DELAYS by the government to finalise the proposed privatisation of telecommunications company, NetOne, has stalled plans to court a strategic partner, three years after the proposal was first made.
REPORT BY VICTORIA MTOMBA BUSINESS REPORTER
State Enterprise Restructuring Agency executive director Edgar Nyoni yesterday said NetOne was still scouting for a strategic partner, but Cabinet was yet to give a nod.
“The issue is going to be discussed by the inter-ministerial committee on commercialisation and privatisation of parastatals before it goes for consideration by Cabinet. The strategy for the shareholding that would be disposed off is not yet there,” Nyoni said.
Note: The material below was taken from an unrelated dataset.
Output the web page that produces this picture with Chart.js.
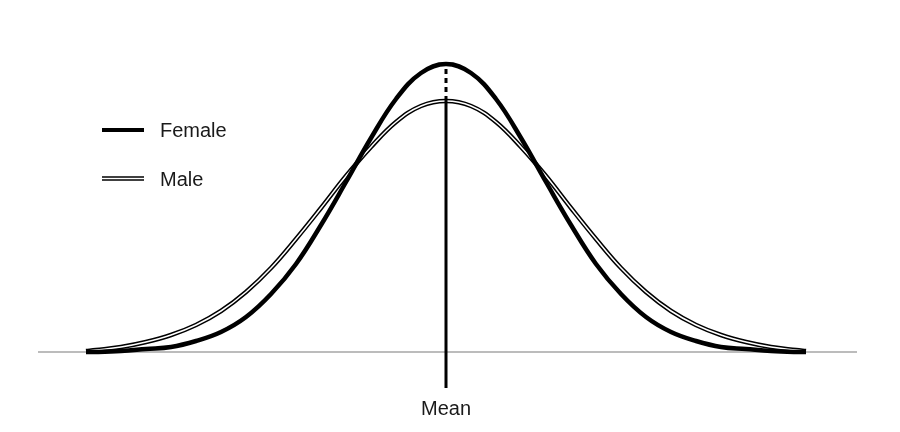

He said the committee would come up with proposals on the envisaged shareholding structure.
NetOne’s managing director Reward Kangai said it was clear that a partner should be secured for the company.
“It’s still under consideration; I can’t disclose the partners. It’s all subject to the process. It’s a question of processes being pursued and that there is full transparency and maximum benefit to shareholders,” Kangai said.
Last year, Transport and Communications minister Nicholas Goche told local media that a possible strategic partnership with South Africa-based MTN was under discussion, among with other partners.
NetOne intends to construct its $10 million head office along Arcturus Road near Support Police Unit residential camp.
The company said the head office would house telecommunication equipment, associated masts, sports facility and for staff other approved club members, and a water supply system comprising on site boreholes.
Kangai said the project was yet to receive a budget approval from the government.
“We have not started building at our head office, it’s still subject to the approval of our budget by government,” he said.